Сперва мы натворили пиесу про последние дни жизни кардинала Ришелье. Ришелье был Андрюшиным кумиром. Андрюша собирался поступать в семинарию, чтобы повторить путь великого кардинала. (В результате закончил ГИТИС, но это так, мелочи.) Мы сочинили очень пафосную пиесу; Андрюха, ясен пень, играл Ришелье, а я - герцогиню де Шеврез. Косточки прообразов наших персонажей в своих гробах окончательно превратились в труху из-за центробежной силы.

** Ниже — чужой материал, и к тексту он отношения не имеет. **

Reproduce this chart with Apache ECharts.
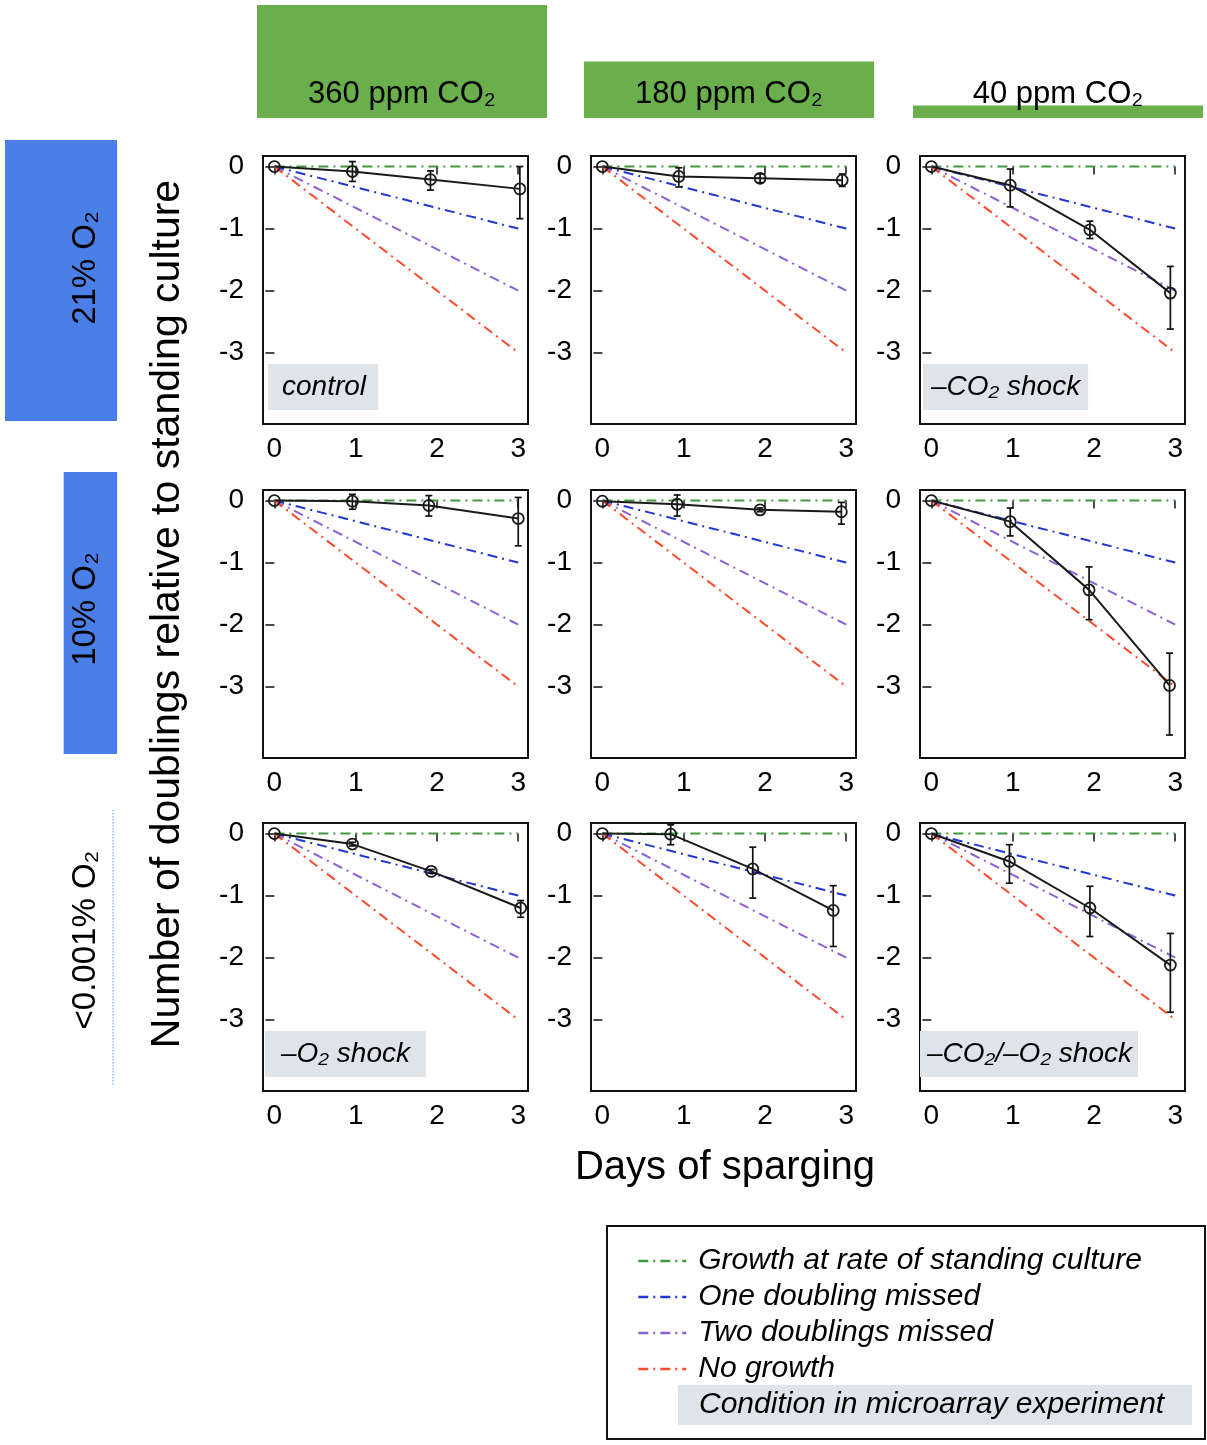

Но мы на этом не остановились и обратились к отечественной истории. Следующая пиеса, написанная нами, была еще более пафосна. Тут уж покрутиться в гробах довелось Екатерине Первой и царевичу Алексею. Пиеса называлась "Мачеха", а Андрюха играл там Меншикова.
И вот, сталбыть, репетиция. Екатерина узнает, что приволоченного из заграничного побега Алексея пытают на дыбе. Ей от этого чуток хреново, потому что это она в свое время спровоцировала его бежать, чтобы расчистить дорогу к престолу собственному сыну. Расчистила нормально, но совесть ее гложет; она, в общем, дыбы-то пасынку никак не желала. А что он сам на эту дыбу наплясал, не слишком важно, лед-то стронула все равно она. И вот стоит она на коленях перед иконами и плачет: Алеша, мол, прости. Входит Меншиков.
Входит, склоняется над императрицей и интимным таким голосом спрашивает:
- Ты что же, матушка Катерина Алексеевна, творишь? В ересь подалась? Сама на дыбу хочешь?
- Чо?! - выпадаю из образа я.
- Родионова, - так же душевно спрашивает Денников, - ты вот сейчас сколькими перстами крестилась?
Я, тупо:
- А сколькими?
И Андрюха начинает мощно ржать. Потом доходит и до меня. А потом ржем уже всей командой. Потому что я, оказывается, всю дорогу очень прилежно крестилась двуперстно.